> Given problem: Return the listing below exactly, with the pictures dropped.

· · ·

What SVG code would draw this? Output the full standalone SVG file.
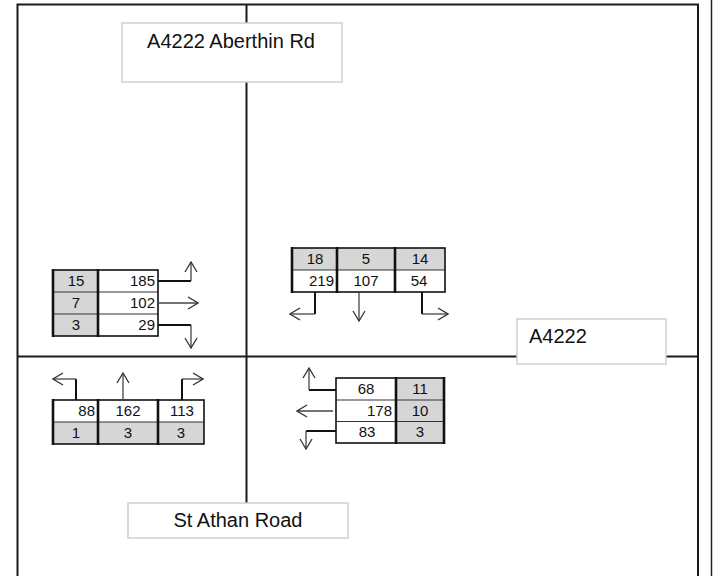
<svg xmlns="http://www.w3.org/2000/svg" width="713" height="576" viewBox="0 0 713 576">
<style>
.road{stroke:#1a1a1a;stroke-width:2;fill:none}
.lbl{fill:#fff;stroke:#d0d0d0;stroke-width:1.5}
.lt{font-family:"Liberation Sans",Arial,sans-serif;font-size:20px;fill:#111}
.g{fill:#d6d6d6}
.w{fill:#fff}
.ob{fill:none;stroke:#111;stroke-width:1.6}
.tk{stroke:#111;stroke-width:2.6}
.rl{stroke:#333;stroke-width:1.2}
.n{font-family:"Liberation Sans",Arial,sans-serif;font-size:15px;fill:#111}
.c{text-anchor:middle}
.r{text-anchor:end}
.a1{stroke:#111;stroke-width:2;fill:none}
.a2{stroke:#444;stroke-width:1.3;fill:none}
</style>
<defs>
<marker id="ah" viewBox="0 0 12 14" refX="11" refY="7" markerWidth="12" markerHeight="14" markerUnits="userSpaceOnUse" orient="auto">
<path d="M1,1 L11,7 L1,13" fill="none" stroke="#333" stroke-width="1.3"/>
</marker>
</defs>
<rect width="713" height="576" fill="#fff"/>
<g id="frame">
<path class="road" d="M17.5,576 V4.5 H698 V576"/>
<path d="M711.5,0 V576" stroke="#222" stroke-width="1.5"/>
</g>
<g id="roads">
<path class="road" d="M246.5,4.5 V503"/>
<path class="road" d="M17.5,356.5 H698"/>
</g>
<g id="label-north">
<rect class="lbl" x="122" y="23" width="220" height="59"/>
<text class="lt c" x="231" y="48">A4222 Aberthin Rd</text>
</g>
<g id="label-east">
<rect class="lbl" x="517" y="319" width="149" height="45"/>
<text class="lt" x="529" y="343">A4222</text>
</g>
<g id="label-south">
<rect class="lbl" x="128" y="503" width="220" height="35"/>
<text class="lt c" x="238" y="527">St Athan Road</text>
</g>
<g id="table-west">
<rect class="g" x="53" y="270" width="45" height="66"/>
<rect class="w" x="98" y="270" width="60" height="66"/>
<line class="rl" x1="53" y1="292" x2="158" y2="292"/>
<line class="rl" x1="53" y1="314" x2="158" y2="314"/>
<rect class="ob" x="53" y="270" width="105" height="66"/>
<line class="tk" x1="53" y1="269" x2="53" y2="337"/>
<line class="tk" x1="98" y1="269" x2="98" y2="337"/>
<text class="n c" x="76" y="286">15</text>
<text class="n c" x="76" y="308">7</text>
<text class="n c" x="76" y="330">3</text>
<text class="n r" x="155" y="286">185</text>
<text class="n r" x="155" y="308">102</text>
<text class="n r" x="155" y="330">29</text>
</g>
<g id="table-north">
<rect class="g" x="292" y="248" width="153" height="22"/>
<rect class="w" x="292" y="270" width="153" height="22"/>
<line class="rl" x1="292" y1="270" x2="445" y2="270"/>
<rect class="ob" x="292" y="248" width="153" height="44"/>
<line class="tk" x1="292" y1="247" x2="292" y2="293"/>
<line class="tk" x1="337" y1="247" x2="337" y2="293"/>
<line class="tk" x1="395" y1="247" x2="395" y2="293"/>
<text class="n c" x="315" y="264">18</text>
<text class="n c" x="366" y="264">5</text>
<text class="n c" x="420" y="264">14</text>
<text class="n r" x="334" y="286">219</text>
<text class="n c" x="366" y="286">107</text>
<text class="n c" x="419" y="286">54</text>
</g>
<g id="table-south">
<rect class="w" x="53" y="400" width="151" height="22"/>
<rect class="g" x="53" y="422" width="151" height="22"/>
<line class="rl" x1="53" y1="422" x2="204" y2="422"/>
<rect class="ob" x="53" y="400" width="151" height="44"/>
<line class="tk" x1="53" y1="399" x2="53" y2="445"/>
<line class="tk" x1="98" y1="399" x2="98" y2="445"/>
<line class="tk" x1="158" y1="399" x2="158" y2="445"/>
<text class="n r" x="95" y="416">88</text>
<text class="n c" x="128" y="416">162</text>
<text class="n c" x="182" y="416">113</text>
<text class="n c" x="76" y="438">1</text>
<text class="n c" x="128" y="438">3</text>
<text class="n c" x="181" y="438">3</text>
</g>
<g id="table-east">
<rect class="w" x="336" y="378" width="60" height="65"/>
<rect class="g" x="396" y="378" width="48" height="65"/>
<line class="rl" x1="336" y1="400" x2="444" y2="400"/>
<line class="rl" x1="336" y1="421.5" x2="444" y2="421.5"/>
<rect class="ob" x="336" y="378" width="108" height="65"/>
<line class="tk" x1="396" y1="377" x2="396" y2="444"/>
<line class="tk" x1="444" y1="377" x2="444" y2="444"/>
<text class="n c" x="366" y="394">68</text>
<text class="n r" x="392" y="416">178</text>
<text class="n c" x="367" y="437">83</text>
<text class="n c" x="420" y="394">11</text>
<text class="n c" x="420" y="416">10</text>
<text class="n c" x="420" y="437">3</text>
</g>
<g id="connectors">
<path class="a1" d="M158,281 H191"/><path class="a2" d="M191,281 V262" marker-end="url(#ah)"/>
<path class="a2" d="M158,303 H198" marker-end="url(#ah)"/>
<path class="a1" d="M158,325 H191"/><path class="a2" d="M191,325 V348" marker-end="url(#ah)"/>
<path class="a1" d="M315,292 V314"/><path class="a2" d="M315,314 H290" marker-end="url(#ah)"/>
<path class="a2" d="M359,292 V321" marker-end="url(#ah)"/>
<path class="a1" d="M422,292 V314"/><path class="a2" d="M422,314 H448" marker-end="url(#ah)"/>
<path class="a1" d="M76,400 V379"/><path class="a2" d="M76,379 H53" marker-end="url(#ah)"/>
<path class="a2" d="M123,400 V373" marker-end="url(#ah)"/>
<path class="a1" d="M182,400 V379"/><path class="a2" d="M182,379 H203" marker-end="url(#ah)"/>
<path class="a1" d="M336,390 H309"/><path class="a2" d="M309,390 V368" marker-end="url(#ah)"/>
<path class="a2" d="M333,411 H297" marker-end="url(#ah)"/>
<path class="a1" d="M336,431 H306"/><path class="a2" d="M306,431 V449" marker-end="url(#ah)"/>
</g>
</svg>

· · ·

> Response to this task:
What SVG code would draw this? Output the full standalone SVG file.
<svg xmlns="http://www.w3.org/2000/svg" width="713" height="576" viewBox="0 0 713 576">
<style>
.road{stroke:#1a1a1a;stroke-width:2;fill:none}
.lbl{fill:#fff;stroke:#d0d0d0;stroke-width:1.5}
.lt{font-family:"Liberation Sans",Arial,sans-serif;font-size:20px;fill:#111}
.g{fill:#d6d6d6}
.w{fill:#fff}
.ob{fill:none;stroke:#111;stroke-width:1.6}
.tk{stroke:#111;stroke-width:2.6}
.rl{stroke:#333;stroke-width:1.2}
.n{font-family:"Liberation Sans",Arial,sans-serif;font-size:15px;fill:#111}
.c{text-anchor:middle}
.r{text-anchor:end}
.a1{stroke:#111;stroke-width:2;fill:none}
.a2{stroke:#444;stroke-width:1.3;fill:none}
</style>
<defs>
<marker id="ah" viewBox="0 0 12 14" refX="11" refY="7" markerWidth="12" markerHeight="14" markerUnits="userSpaceOnUse" orient="auto">
<path d="M1,1 L11,7 L1,13" fill="none" stroke="#333" stroke-width="1.3"/>
</marker>
</defs>
<rect width="713" height="576" fill="#fff"/>
<g id="frame">
<path class="road" d="M17.5,576 V4.5 H698 V576"/>
<path d="M711.5,0 V576" stroke="#222" stroke-width="1.5"/>
</g>
<g id="roads">
<path class="road" d="M246.5,4.5 V503"/>
<path class="road" d="M17.5,356.5 H698"/>
</g>
<g id="label-north">
<rect class="lbl" x="122" y="23" width="220" height="59"/>
<text class="lt c" x="231" y="48">A4222 Aberthin Rd</text>
</g>
<g id="label-east">
<rect class="lbl" x="517" y="319" width="149" height="45"/>
<text class="lt" x="529" y="343">A4222</text>
</g>
<g id="label-south">
<rect class="lbl" x="128" y="503" width="220" height="35"/>
<text class="lt c" x="238" y="527">St Athan Road</text>
</g>
<g id="table-west">
<rect class="g" x="53" y="270" width="45" height="66"/>
<rect class="w" x="98" y="270" width="60" height="66"/>
<line class="rl" x1="53" y1="292" x2="158" y2="292"/>
<line class="rl" x1="53" y1="314" x2="158" y2="314"/>
<rect class="ob" x="53" y="270" width="105" height="66"/>
<line class="tk" x1="53" y1="269" x2="53" y2="337"/>
<line class="tk" x1="98" y1="269" x2="98" y2="337"/>
<text class="n c" x="76" y="286">15</text>
<text class="n c" x="76" y="308">7</text>
<text class="n c" x="76" y="330">3</text>
<text class="n r" x="155" y="286">185</text>
<text class="n r" x="155" y="308">102</text>
<text class="n r" x="155" y="330">29</text>
</g>
<g id="table-north">
<rect class="g" x="292" y="248" width="153" height="22"/>
<rect class="w" x="292" y="270" width="153" height="22"/>
<line class="rl" x1="292" y1="270" x2="445" y2="270"/>
<rect class="ob" x="292" y="248" width="153" height="44"/>
<line class="tk" x1="292" y1="247" x2="292" y2="293"/>
<line class="tk" x1="337" y1="247" x2="337" y2="293"/>
<line class="tk" x1="395" y1="247" x2="395" y2="293"/>
<text class="n c" x="315" y="264">18</text>
<text class="n c" x="366" y="264">5</text>
<text class="n c" x="420" y="264">14</text>
<text class="n r" x="334" y="286">219</text>
<text class="n c" x="366" y="286">107</text>
<text class="n c" x="419" y="286">54</text>
</g>
<g id="table-south">
<rect class="w" x="53" y="400" width="151" height="22"/>
<rect class="g" x="53" y="422" width="151" height="22"/>
<line class="rl" x1="53" y1="422" x2="204" y2="422"/>
<rect class="ob" x="53" y="400" width="151" height="44"/>
<line class="tk" x1="53" y1="399" x2="53" y2="445"/>
<line class="tk" x1="98" y1="399" x2="98" y2="445"/>
<line class="tk" x1="158" y1="399" x2="158" y2="445"/>
<text class="n r" x="95" y="416">88</text>
<text class="n c" x="128" y="416">162</text>
<text class="n c" x="182" y="416">113</text>
<text class="n c" x="76" y="438">1</text>
<text class="n c" x="128" y="438">3</text>
<text class="n c" x="181" y="438">3</text>
</g>
<g id="table-east">
<rect class="w" x="336" y="378" width="60" height="65"/>
<rect class="g" x="396" y="378" width="48" height="65"/>
<line class="rl" x1="336" y1="400" x2="444" y2="400"/>
<line class="rl" x1="336" y1="421.5" x2="444" y2="421.5"/>
<rect class="ob" x="336" y="378" width="108" height="65"/>
<line class="tk" x1="396" y1="377" x2="396" y2="444"/>
<line class="tk" x1="444" y1="377" x2="444" y2="444"/>
<text class="n c" x="366" y="394">68</text>
<text class="n r" x="392" y="416">178</text>
<text class="n c" x="367" y="437">83</text>
<text class="n c" x="420" y="394">11</text>
<text class="n c" x="420" y="416">10</text>
<text class="n c" x="420" y="437">3</text>
</g>
<g id="connectors">
<path class="a1" d="M158,281 H191"/><path class="a2" d="M191,281 V262" marker-end="url(#ah)"/>
<path class="a2" d="M158,303 H198" marker-end="url(#ah)"/>
<path class="a1" d="M158,325 H191"/><path class="a2" d="M191,325 V348" marker-end="url(#ah)"/>
<path class="a1" d="M315,292 V314"/><path class="a2" d="M315,314 H290" marker-end="url(#ah)"/>
<path class="a2" d="M359,292 V321" marker-end="url(#ah)"/>
<path class="a1" d="M422,292 V314"/><path class="a2" d="M422,314 H448" marker-end="url(#ah)"/>
<path class="a1" d="M76,400 V379"/><path class="a2" d="M76,379 H53" marker-end="url(#ah)"/>
<path class="a2" d="M123,400 V373" marker-end="url(#ah)"/>
<path class="a1" d="M182,400 V379"/><path class="a2" d="M182,379 H203" marker-end="url(#ah)"/>
<path class="a1" d="M336,390 H309"/><path class="a2" d="M309,390 V368" marker-end="url(#ah)"/>
<path class="a2" d="M333,411 H297" marker-end="url(#ah)"/>
<path class="a1" d="M336,431 H306"/><path class="a2" d="M306,431 V449" marker-end="url(#ah)"/>
</g>
</svg>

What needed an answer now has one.